До сих пор следователь вежливо обращался ко мне на вы, но в этом месте допроса он вдруг перешел на ты. В моем положении не стоило, может быть, обращать внимание на такие мелочи, но «пережитки прошлого» не позволили мне смириться с неожиданной переменой в отношении следователя.
— Я читал, — сказал я ему, — что представители советской власти обращаются с гражданами вежливо, и поэтому прошу мне больше не тыкать. Во-вторых, я не вру.
— Я не хотел вас обидеть, — сказал следователь. — Вижу, что вы человек грамотный, но быть таким гордым не стоит. Главное — рассказать правду, но этого вы, кажется, делать не хотите. Подумайте немного, вы себе же оказываете медвежью услугу.

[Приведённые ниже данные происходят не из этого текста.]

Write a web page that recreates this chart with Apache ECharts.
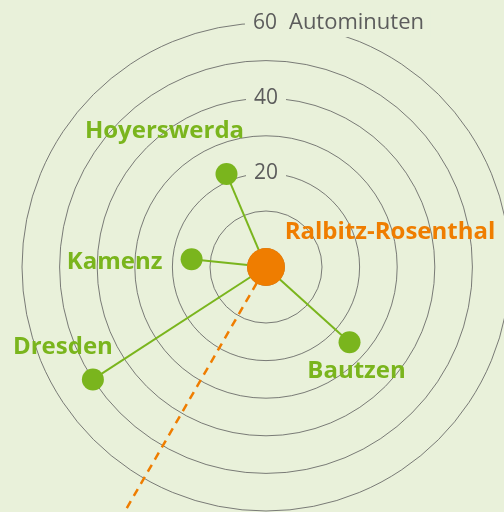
<!DOCTYPE html>
<html lang="de">
<head>
    <meta charset="UTF-8">
    <title>Autominuten ab Ralbitz-Rosenthal</title>
    <script src="https://cdn.jsdelivr.net/npm/echarts@6/dist/echarts.min.js"></script>
    <style>
        html, body { margin: 0; padding: 0; background: #e9f1da; }
    </style>
</head>
<body>
    <div id="container" style="width: 504px; height: 512px;"></div>
    <script>
        // Ziele: Fahrzeit in Minuten und Richtung (Grad, gegen den Uhrzeigersinn ab Osten)
        var places = ['Hoyerswerda', 'Kamenz', 'Dresden', 'Bautzen'];
        var minutes = [22, 15, 50, 25];
        var bearings = [113, 174, 213, 318];
        var origin = 'Ralbitz-Rosenthal';
        // gestrichelte Richtung
        var rayBearing = 240;
        var rayMinutes = 72;
        // Ringe
        var ringMax = 60;
        var ringStep = 10;
        var ringLabels = [20, 40, 60];
        var ringUnit = 'Autominuten';

        var bg = '#e9f1da';
        var green = '#7ab51d';
        var orange = '#ef7d00';
        var grey = '#5c5c5c';
        var center = [266, 267];
        var innerR = 18.4, outerR = 244, rayR = 320;
        var font = '"Open Sans", "Noto Sans", sans-serif';

        // Label-Versatz (Pixel) je Ort
        var labelOffsets = [[-62, -43], [-77, 3], [-30, -32], [7, 29]];

        var hiddenAngle = {
            type: 'value', min: 0, max: 360, startAngle: 0, clockwise: false,
            axisLine: { show: false }, axisTick: { show: false },
            axisLabel: { show: false }, splitLine: { show: false }
        };
        var hiddenRadius = {
            type: 'value', min: 0,
            axisLine: { show: false }, axisTick: { show: false },
            axisLabel: { show: false }, splitLine: { show: false }
        };

        var series = [];
        places.forEach(function(name, i) {
            series.push({
                type: 'line',
                coordinateSystem: 'polar',
                polarIndex: 0,
                symbol: 'none',
                silent: true,
                z: 2,
                lineStyle: { color: green, width: 2 },
                data: [[0, bearings[i]], [minutes[i], bearings[i]]]
            });
        });
        // polar 3 has the same scale as polar 0, only a larger outer radius
        series.push({
            type: 'line',
            coordinateSystem: 'polar',
            polarIndex: 3,
            symbol: 'none',
            z: 2,
            lineStyle: { color: orange, width: 2.5, type: [8, 6] },
            data: [[0, rayBearing], [rayMinutes, rayBearing]]
        });
        series.push({
            type: 'scatter',
            coordinateSystem: 'polar',
            polarIndex: 0,
            symbolSize: 22,
            z: 3,
            itemStyle: { color: green, opacity: 1 },
            label: {
                show: true,
                position: 'inside',
                align: 'center',
                verticalAlign: 'middle',
                fontFamily: font,
                fontWeight: 'bold',
                fontSize: 24,
                color: green,
                formatter: function(p) { return p.name; }
            },
            data: places.map(function(name, i) {
                return {
                    name: name,
                    value: [minutes[i], bearings[i]],
                    label: { offset: labelOffsets[i] }
                };
            })
        });
        series.push({
            type: 'scatter',
            coordinateSystem: 'polar',
            polarIndex: 2,
            symbolSize: 38,
            z: 4,
            itemStyle: { color: orange, opacity: 1 },
            label: {
                show: true,
                position: 'inside',
                align: 'center',
                verticalAlign: 'middle',
                offset: [124, -35],
                fontFamily: font,
                fontWeight: 'bold',
                fontSize: 24,
                color: orange,
                formatter: function(p) { return p.name; }
            },
            data: [{ name: origin, value: [0, 0] }]
        });

        var myCharts = echarts.init(document.querySelector('#container'));
        myCharts.setOption({
            backgroundColor: bg,
            animation: false,
            polar: [
                { center: center, radius: [innerR, outerR] },
                { center: center, radius: [innerR, outerR] },
                { center: center, radius: [0, outerR] },
                { center: center, radius: [innerR, rayR] }
            ],
            angleAxis: [
                Object.assign({ polarIndex: 0 }, hiddenAngle),
                Object.assign({ polarIndex: 1 }, hiddenAngle, { startAngle: 90 }),
                Object.assign({ polarIndex: 2 }, hiddenAngle),
                Object.assign({ polarIndex: 3 }, hiddenAngle)
            ],
            radiusAxis: [
                {
                    polarIndex: 0,
                    type: 'value', min: 0, max: ringMax, interval: ringStep,
                    z: 0,
                    axisLine: { show: false }, axisTick: { show: false },
                    axisLabel: { show: false },
                    splitLine: { show: true, lineStyle: { color: grey, width: 0.8 } }
                },
                {
                    polarIndex: 1,
                    type: 'value', min: 0, max: ringMax, interval: ringStep,
                    z: 5,
                    axisLine: { show: false }, axisTick: { show: false },
                    splitLine: { show: false },
                    axisLabel: {
                        show: true,
                        margin: 0,
                        align: 'center',
                        verticalAlign: 'middle',
                        showMinLabel: true,
                        showMaxLabel: true,
                        formatter: function(v) {
                            if (ringLabels.indexOf(v) < 0) return '';
                            if (v === ringLabels[ringLabels.length - 1]) {
                                return '{p|}{v|' + v + '}{u|' + ringUnit + '}';
                            }
                            return '{v|' + v + '}';
                        },
                        rich: {
                            v: { fontFamily: font, fontSize: 21, color: grey, backgroundColor: bg, padding: [3, 8, 3, 8] },
                            u: { fontFamily: font, fontSize: 22, color: grey, backgroundColor: bg, padding: [3, 6, 3, 4] },
                            p: { width: 143 }
                        }
                    }
                },
                Object.assign({ polarIndex: 2, max: ringMax }, hiddenRadius),
                Object.assign({ polarIndex: 3, max: ringMax * (rayR - innerR) / (outerR - innerR) }, hiddenRadius)
            ],
            series: series
        });
    </script>
</body>
</html>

В течение часа этот диалог повторялся с легкими вариациями множество раз. В сказанном мною (или в «признании», по словам следователя) было, по понятиям энкаведистов, достаточно обличительного материала, чтобы меня «ликвидировать». Правда, в моих ответах не было ничего нового для следователя: в Польше мы действовали открыто и легально, и материал о нашей деятельности был в избытке передан советским следственным органам осведомителями-евреями. Верно, что я не рассказал ему о ночных собраниях в Вильнюсе, Каунасе и других городах Литвы, посвященных памяти Зеэва Жаботинского. Не рассказал о траурном митинге в день Поминовения (Азкара) руководителя Бейтара на вильнюсском кладбище, где собрались десятки бейтаровцев: Йосеф Глазман, который потом руководил бойцами вильнюсского гетто; Исраэль Эпштейн, погибший в Риме на боевом посту как офицер ЭЦЕЛя; Авраам Ампер, один из помощников Авраама Штерна, погибший, как и его командир, от рук британских агентов; Натан Фридман и д-р Шайб — будущие руководители ЛЕХИ, д-р Ютан, который чудом избежал советских лагерей, но угодил в британский концлагерь в Эритрее, Иерахмиель Вирник, редактор газеты «Йозма» в Государстве Израиль, поэт Шломо Скульский и многие другие. На этот митинг мы тайно принесли наше знамя; собрались у могилы молодого бейтаровца, погибшего в снежную бурю неподалеку от Вильнюса при попытке добраться до Эрец Исраэль. Мы молились, пели песни Бейтара, гимн восстания и веры в возрождение Израиля, и под развевающимся над кладбищем бело-голубым знаменем мы поклялись при любых обстоятельствах и любой ценой выполнять завещание Учителя, сохранить веру в возрождение нашего народа. «Мы еще удостоимся чести сражаться за Сион, — сказал я собравшимся. — Но если этой возможности нас лишат, мы будем страдать за Сион. В любом случае мы выполним свой обет».
Разумеется, с точки зрения советской власти, все это было политическим преступлением, то есть самым тяжким на свете преступлением. Но чем могли эти траурные собрания повредить Москве? При власти, с пеной у рта преследующей любое «отклонение от нормы», этот вопрос звучит, конечно, более чем наивно, но задавали мне его искренне, и поэтому на вопрос следователя о моей «антисоветской деятельности в Вильнюсе», я отрицал эту деятельность тоже совершенно искренне. Но в ходе следствия я понял, что речь шла вовсе не об этих мелочах; следователь добивался «признания в шпионской деятельности и подготовке актов саботажа»! За такую «правду» он обещал мне на словах — возвращение домой, а в душе — могилу.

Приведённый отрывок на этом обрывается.